The vintage and archive market is also a strong source. Heavy lace dressing was a dominant aesthetic of late 1980s and early 1990s couture, particularly at houses like Valentino, Saint Laurent, and Versace. Pieces from that era, increasingly available through specialist vintage dealers, are in some ways the original blueprint for what the current trend is recreating. A vintage lace gown from a serious vintage shop is, in style terms, an unusually direct route to the current carpet aesthetic.

What this signals

Step back from the specific styling and the covered transparency trend tells us something broader about where red carpet fashion is moving. After a decade of dressing for the single photograph — the one striking image that performs on social and lives forever in the algorithm — the most thoughtful stylists are now dressing for context. The clothes are designed to look interesting in motion, in profile, in conversation, in candid photographs rather than just in the planned red carpet shot. They are designed to reward closer looking rather than overwhelm at first glance.

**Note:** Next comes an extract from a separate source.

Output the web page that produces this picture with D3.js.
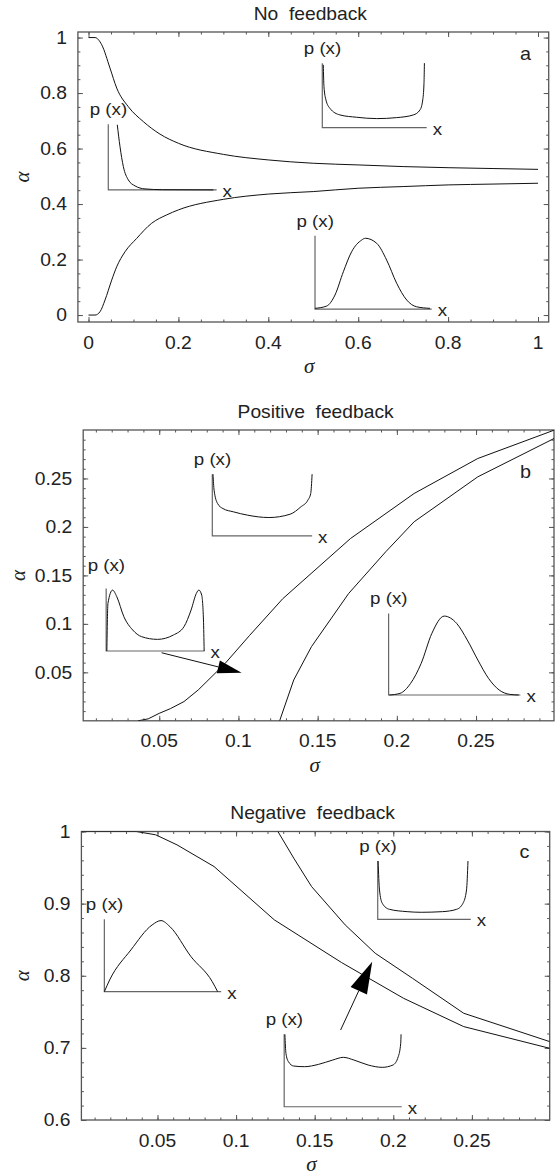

That is, structurally, the same shift we have been tracking everywhere this week. Considered over performative. Construction over surface. The slow build over the immediate impression. Cannes' dress code, which was supposed to constrain the trend, ended up giving it the upgrade that the smartest stylists in the industry had wanted to make for a while but had not yet had a reason to commit to.

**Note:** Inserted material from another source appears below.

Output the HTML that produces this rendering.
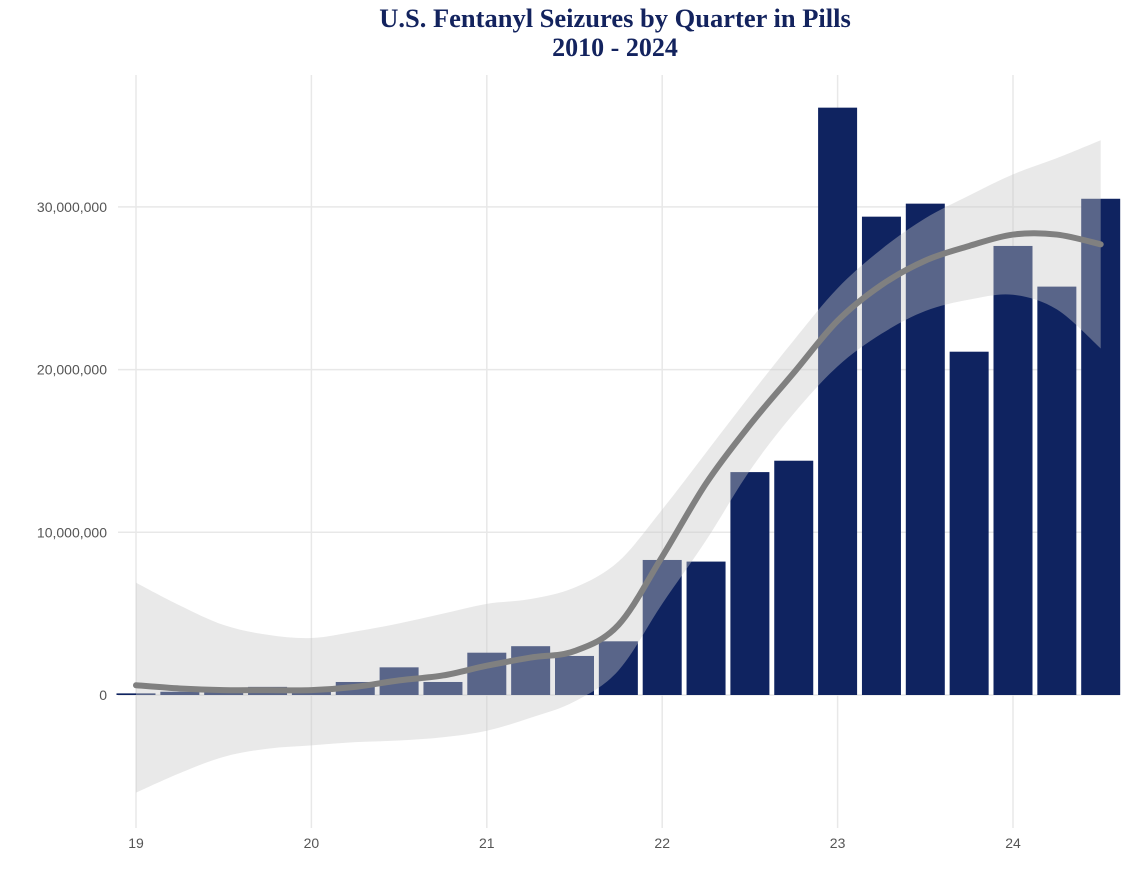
<!DOCTYPE html>
<html><head><meta charset="utf-8"><style>
body{margin:0;background:#fff;}
svg{display:block;}
</style></head><body>
<svg id="chart" width="1130" height="879" viewBox="0 0 1130 879">
<text x="615" y="27" text-anchor="middle" font-family="Liberation Serif, serif" font-weight="bold" font-size="26.5" fill="#13235e">U.S. Fentanyl Seizures by Quarter in Pills</text>
<text x="615" y="56" text-anchor="middle" font-family="Liberation Serif, serif" font-weight="bold" font-size="26" fill="#13235e">2010 - 2024</text>
<g id="grid"></g><g id="bars"></g><g id="band"></g><g id="line"></g><g id="axes"></g>
</svg>
<script>
const quarters=[0,1,2,3,4,5,6,7,8,9,10,11,12,13,14,15,16,17,18,19,20,21,22];
const seizures=[0.1,0.2,0.4,0.5,0.4,0.8,1.7,0.8,2.6,3.0,2.4,3.3,8.3,8.2,13.7,14.4,36.1,29.4,30.2,21.1,27.6,25.1,30.5];
const trend=[0.6,0.4,0.3,0.3,0.3,0.5,0.9,1.2,1.8,2.3,2.7,4.3,8.5,13.0,16.6,19.8,23.0,25.2,26.7,27.6,28.3,28.3,27.7];
const upper=[6.9,5.5,4.3,3.7,3.5,3.9,4.4,5.0,5.6,5.9,6.6,8.2,11.4,14.9,18.4,21.8,25.0,27.4,29.3,30.7,32.0,33.0,34.1];
const lower=[-6.0,-4.8,-3.8,-3.3,-3.1,-2.9,-2.8,-2.6,-2.2,-1.4,-0.4,1.5,5.6,9.5,13.8,17.3,20.2,22.2,23.6,24.3,24.6,23.7,21.3];
const yTicks=[0,10,20,30];
const yTickLabels=["0","10,000,000","20,000,000","30,000,000"];
const xTicks=[0,4,8,12,16,20];
const xTickLabels=["19","20","21","22","23","24"];
const NS="http://www.w3.org/2000/svg";
const xs=q=>136+q*43.85;
const ys=v=>695-v*16.27;
function mk(tag,attrs,parent){const e=document.createElementNS(NS,tag);for(const k in attrs)e.setAttribute(k,attrs[k]);document.getElementById(parent).appendChild(e);return e;}
yTicks.forEach((t,i)=>{
 const g=mk('line',{x1:118,x2:1120,y1:ys(t),y2:ys(t),stroke:'#e8e8e8','stroke-width':1.5},'grid');
 
 
 const l=mk('text',{x:107,y:ys(t)+5,'text-anchor':'end','font-family':'Liberation Sans, sans-serif','font-size':14,fill:'#555'},'axes');
 l.textContent=yTickLabels[i];
 
 
});
xTicks.forEach((t,i)=>{
 const g=mk('line',{x1:xs(t),x2:xs(t),y1:75,y2:828,stroke:'#e8e8e8','stroke-width':1.5},'grid');
 
 
 const l=mk('text',{x:xs(t),y:848,'text-anchor':'middle','font-family':'Liberation Sans, sans-serif','font-size':14,fill:'#555'},'axes');
 l.textContent=xTickLabels[i];
 
 
});
quarters.forEach((q,i)=>{
 const v=seizures[i];
 const b=mk('rect',{x:xs(q)-19.5,y:ys(v),width:39,height:Math.max(1.5,ys(0)-ys(v)),fill:'#0f2360'},'bars');
 
 
});
function smooth(pts){let d='M'+pts[0][0]+','+pts[0][1];for(let i=0;i<pts.length-1;i++){const p0=pts[i-1]||pts[i],p1=pts[i],p2=pts[i+1],p3=pts[i+2]||p2;d+=' C'+(p1[0]+(p2[0]-p0[0])/6)+','+(p1[1]+(p2[1]-p0[1])/6)+' '+(p2[0]-(p3[0]-p1[0])/6)+','+(p2[1]-(p3[1]-p1[1])/6)+' '+p2[0]+','+p2[1];}return d;}
const up=quarters.map((q,i)=>[xs(q),ys(upper[i])]);
const lo=quarters.map((q,i)=>[xs(q),ys(lower[i])]).reverse();
const bandD=smooth(up)+' L'+lo[0][0]+','+lo[0][1]+smooth(lo).slice(1).replace(/^[^C]*/,'')+' Z';
const band=mk('path',{d:bandD,fill:'rgba(200,200,200,0.4)'},'band');


const ln=mk('path',{d:smooth(quarters.map((q,i)=>[xs(q),ys(trend[i])])),fill:'none',stroke:'#808080','stroke-width':6,'stroke-linecap':'round'},'line');


</script>
</body></html>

The naked dress was killed. The naked dress evolved. The version that survived is more interesting, more durable, and more wearable than the one it replaced. And once you start noticing it on the carpets, you cannot un-notice it. It is the visual story of Cannes 2026, and it will probably be the visual story of red carpets for the next eighteen months.

Frequently Asked Questions

What is the new version of the naked dress?

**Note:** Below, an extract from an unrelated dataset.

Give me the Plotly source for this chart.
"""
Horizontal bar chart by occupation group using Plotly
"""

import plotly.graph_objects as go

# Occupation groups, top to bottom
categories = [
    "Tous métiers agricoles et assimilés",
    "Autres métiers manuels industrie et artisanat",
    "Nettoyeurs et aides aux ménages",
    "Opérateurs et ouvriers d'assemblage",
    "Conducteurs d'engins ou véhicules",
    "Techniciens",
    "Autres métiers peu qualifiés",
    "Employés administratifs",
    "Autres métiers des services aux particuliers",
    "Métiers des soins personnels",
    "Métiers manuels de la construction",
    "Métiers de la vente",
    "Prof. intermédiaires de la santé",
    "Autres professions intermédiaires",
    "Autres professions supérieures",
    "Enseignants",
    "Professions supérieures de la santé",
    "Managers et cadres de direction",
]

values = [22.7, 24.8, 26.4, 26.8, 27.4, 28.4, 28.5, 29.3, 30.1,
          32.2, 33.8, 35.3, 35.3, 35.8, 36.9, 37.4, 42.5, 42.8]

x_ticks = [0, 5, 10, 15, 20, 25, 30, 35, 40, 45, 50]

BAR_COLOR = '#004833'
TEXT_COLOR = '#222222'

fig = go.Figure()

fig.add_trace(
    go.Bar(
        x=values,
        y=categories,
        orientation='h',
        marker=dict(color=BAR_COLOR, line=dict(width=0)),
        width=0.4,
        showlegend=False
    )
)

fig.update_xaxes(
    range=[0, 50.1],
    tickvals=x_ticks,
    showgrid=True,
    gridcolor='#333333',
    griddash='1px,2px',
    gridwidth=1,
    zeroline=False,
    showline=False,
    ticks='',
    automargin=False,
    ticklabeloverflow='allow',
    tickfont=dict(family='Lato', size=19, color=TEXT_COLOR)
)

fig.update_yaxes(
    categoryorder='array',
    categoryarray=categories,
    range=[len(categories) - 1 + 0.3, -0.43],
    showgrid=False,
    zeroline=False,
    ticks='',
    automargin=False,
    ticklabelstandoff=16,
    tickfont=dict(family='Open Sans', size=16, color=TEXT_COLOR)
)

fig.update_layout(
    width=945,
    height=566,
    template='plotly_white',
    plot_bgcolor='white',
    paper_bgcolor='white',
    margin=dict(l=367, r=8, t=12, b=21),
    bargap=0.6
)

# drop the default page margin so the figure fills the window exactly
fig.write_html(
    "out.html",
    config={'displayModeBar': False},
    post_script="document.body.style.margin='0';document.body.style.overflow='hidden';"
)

The new aesthetic, sometimes called covered transparency or the grown-up naked dress, combines sheer fabric with structured construction — lace panels rather than all-over mesh, transparent zones layered over solid foundation garments, and architectural placement of see-through fabric rather than full-body sheer columns. The look reads as sophisticated and considered rather than overtly sexual.

Did the Cannes dress code actually ban sheer dresses?

The 2025 Cannes dress code introduced a ban on visible nudity rather than on sheer fabric specifically, but the chilling effect went much further than the literal language. Stylists pulled back from anything that could plausibly be flagged. The ban remains in place for 2026, and it has effectively forced the industry to rebuild the naked dress concept in a more covered, structured form.

Which celebrities are wearing the new naked dress at Cannes 2026?

Several looks from the first five days of the festival exemplify the trend. Claire Holt wore a sheer shirt and skirt combination explicitly described as a grown-up twist on naked dressing. Ruth Negga appeared in black lace by Saint Laurent. Theodora wore white lace with platform heels. Poppy Delevingne wore silk and lace in black. Each example uses lace and structured construction rather than the simpler mesh of previous years.

How is the new version different from the 2023 to 2025 naked dress?

Four key differences. Sheer is now panelled rather than allover. Lace has largely replaced mesh as the dominant fabric. Foundation garments do real structural work rather than being hidden. And the overall register has shifted from sex appeal to sophistication. The visual effect on camera is more architectural and less confessional than the previous wave.

Can I wear this look in everyday life?

Yes, more easily than any previous version of the trend. The rules translate: choose lace over mesh, build a real foundation underneath, limit transparency to one zone, pair with sharp tailoring, and choose darker colours over skin-toned. The look reads as sophisticated rather than provocative when these rules are followed. Vintage lace pieces and independent designer construction often deliver the aesthetic more reliably than fast-fashion versions.